Required work: Your task is to give the listing below back word for word, pictures excluded.

Collected data:
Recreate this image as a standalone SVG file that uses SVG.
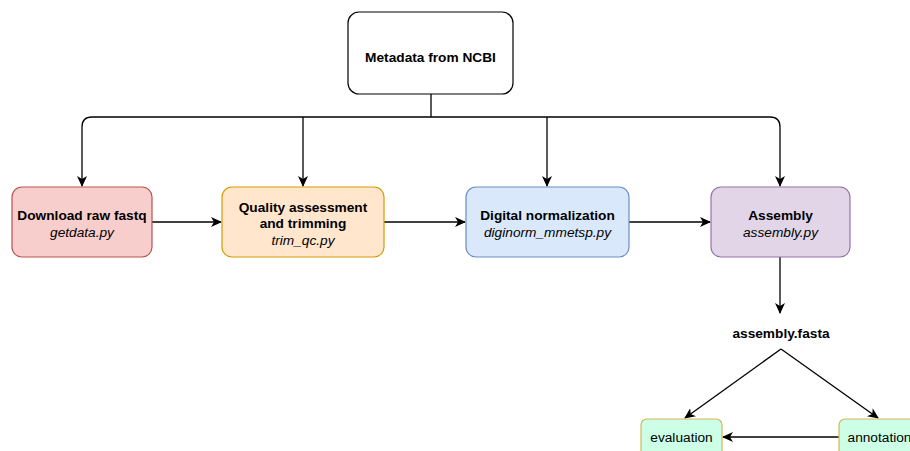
<svg xmlns="http://www.w3.org/2000/svg" width="910" height="451" viewBox="0 0 910 451">
<defs>
<marker id="arr" markerWidth="12" markerHeight="10" refX="10" refY="5" orient="auto" markerUnits="userSpaceOnUse">
<path d="M0,0 L11,5 L0,10 L3,5 Z" fill="#000"/>
</marker>
<style>
.b{stroke-width:1.2}
.t{font-family:"Liberation Sans",Arial,sans-serif;font-size:13.7px;fill:#000;text-anchor:middle}
.bold{font-weight:bold}
.it{font-style:italic}
.c{fill:none;stroke:#000;stroke-width:1.3}
</style>
</defs>
<rect width="910" height="451" fill="#fff"/>
<g id="connectors">
<path class="c" d="M431,94 V117"/>
<path class="c" d="M431,117 H92 Q82,117 82,127 V186" marker-end="url(#arr)"/>
<path class="c" d="M431,117 H770 Q780,117 780,127 V186" marker-end="url(#arr)"/>
<path class="c" d="M303,117 V186" marker-end="url(#arr)"/>
<path class="c" d="M547,117 V186" marker-end="url(#arr)"/>
<path class="c" d="M152,222 H221" marker-end="url(#arr)"/>
<path class="c" d="M384,222 H465" marker-end="url(#arr)"/>
<path class="c" d="M629,222 H710" marker-end="url(#arr)"/>
<path class="c" d="M780,257 V313" marker-end="url(#arr)"/>
<path class="c" d="M781,349 L685,418" marker-end="url(#arr)"/>
<path class="c" d="M781,349 L878,418" marker-end="url(#arr)"/>
<path class="c" d="M839,437 H723" marker-end="url(#arr)"/>
</g>
<g id="metadata">
<rect x="348" y="12" width="165" height="82" rx="11" fill="#fff" stroke="#000" class="b"/>
<text class="t bold" x="430.5" y="62">Metadata from NCBI</text>
</g>
<g id="download">
<rect x="12" y="187" width="140" height="70" rx="10" fill="#f8cecc" stroke="#b85450" class="b"/>
<text class="t bold" x="82" y="220">Download raw fastq</text>
<text class="t it" x="82" y="237">getdata.py</text>
</g>
<g id="quality">
<rect x="222" y="187" width="162" height="70" rx="10" fill="#ffe6cc" stroke="#d79b00" class="b"/>
<text class="t bold" x="303" y="212">Quality assessment</text>
<text class="t bold" x="303" y="228">and trimming</text>
<text class="t it" x="303" y="245">trim_qc.py</text>
</g>
<g id="diginorm">
<rect x="466" y="187" width="163" height="70" rx="10" fill="#dae8fc" stroke="#6c8ebf" class="b"/>
<text class="t bold" x="547.5" y="220">Digital normalization</text>
<text class="t it" x="547.5" y="237">diginorm_mmetsp.py</text>
</g>
<g id="assembly">
<rect x="711" y="187" width="139" height="70" rx="10" fill="#e1d5e7" stroke="#9673a6" class="b"/>
<text class="t bold" x="780.5" y="220">Assembly</text>
<text class="t it" x="780.5" y="237">assembly.py</text>
</g>
<g id="fasta">
<text class="t bold" x="781" y="338">assembly.fasta</text>
</g>
<g id="evaluation">
<rect x="641" y="419" width="81" height="45" rx="6" fill="#ccffe6" stroke="#d6b656" class="b"/>
<text class="t" x="681.5" y="442">evaluation</text>
</g>
<g id="annotation">
<rect x="839" y="419" width="81" height="45" rx="6" fill="#ccffe6" stroke="#d6b656" class="b"/>
<text class="t" x="879.5" y="442">annotation</text>
</g>
</svg>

Exercise response:
Recreate this image as a standalone SVG file that uses SVG.
<svg xmlns="http://www.w3.org/2000/svg" width="910" height="451" viewBox="0 0 910 451">
<defs>
<marker id="arr" markerWidth="12" markerHeight="10" refX="10" refY="5" orient="auto" markerUnits="userSpaceOnUse">
<path d="M0,0 L11,5 L0,10 L3,5 Z" fill="#000"/>
</marker>
<style>
.b{stroke-width:1.2}
.t{font-family:"Liberation Sans",Arial,sans-serif;font-size:13.7px;fill:#000;text-anchor:middle}
.bold{font-weight:bold}
.it{font-style:italic}
.c{fill:none;stroke:#000;stroke-width:1.3}
</style>
</defs>
<rect width="910" height="451" fill="#fff"/>
<g id="connectors">
<path class="c" d="M431,94 V117"/>
<path class="c" d="M431,117 H92 Q82,117 82,127 V186" marker-end="url(#arr)"/>
<path class="c" d="M431,117 H770 Q780,117 780,127 V186" marker-end="url(#arr)"/>
<path class="c" d="M303,117 V186" marker-end="url(#arr)"/>
<path class="c" d="M547,117 V186" marker-end="url(#arr)"/>
<path class="c" d="M152,222 H221" marker-end="url(#arr)"/>
<path class="c" d="M384,222 H465" marker-end="url(#arr)"/>
<path class="c" d="M629,222 H710" marker-end="url(#arr)"/>
<path class="c" d="M780,257 V313" marker-end="url(#arr)"/>
<path class="c" d="M781,349 L685,418" marker-end="url(#arr)"/>
<path class="c" d="M781,349 L878,418" marker-end="url(#arr)"/>
<path class="c" d="M839,437 H723" marker-end="url(#arr)"/>
</g>
<g id="metadata">
<rect x="348" y="12" width="165" height="82" rx="11" fill="#fff" stroke="#000" class="b"/>
<text class="t bold" x="430.5" y="62">Metadata from NCBI</text>
</g>
<g id="download">
<rect x="12" y="187" width="140" height="70" rx="10" fill="#f8cecc" stroke="#b85450" class="b"/>
<text class="t bold" x="82" y="220">Download raw fastq</text>
<text class="t it" x="82" y="237">getdata.py</text>
</g>
<g id="quality">
<rect x="222" y="187" width="162" height="70" rx="10" fill="#ffe6cc" stroke="#d79b00" class="b"/>
<text class="t bold" x="303" y="212">Quality assessment</text>
<text class="t bold" x="303" y="228">and trimming</text>
<text class="t it" x="303" y="245">trim_qc.py</text>
</g>
<g id="diginorm">
<rect x="466" y="187" width="163" height="70" rx="10" fill="#dae8fc" stroke="#6c8ebf" class="b"/>
<text class="t bold" x="547.5" y="220">Digital normalization</text>
<text class="t it" x="547.5" y="237">diginorm_mmetsp.py</text>
</g>
<g id="assembly">
<rect x="711" y="187" width="139" height="70" rx="10" fill="#e1d5e7" stroke="#9673a6" class="b"/>
<text class="t bold" x="780.5" y="220">Assembly</text>
<text class="t it" x="780.5" y="237">assembly.py</text>
</g>
<g id="fasta">
<text class="t bold" x="781" y="338">assembly.fasta</text>
</g>
<g id="evaluation">
<rect x="641" y="419" width="81" height="45" rx="6" fill="#ccffe6" stroke="#d6b656" class="b"/>
<text class="t" x="681.5" y="442">evaluation</text>
</g>
<g id="annotation">
<rect x="839" y="419" width="81" height="45" rx="6" fill="#ccffe6" stroke="#d6b656" class="b"/>
<text class="t" x="879.5" y="442">annotation</text>
</g>
</svg>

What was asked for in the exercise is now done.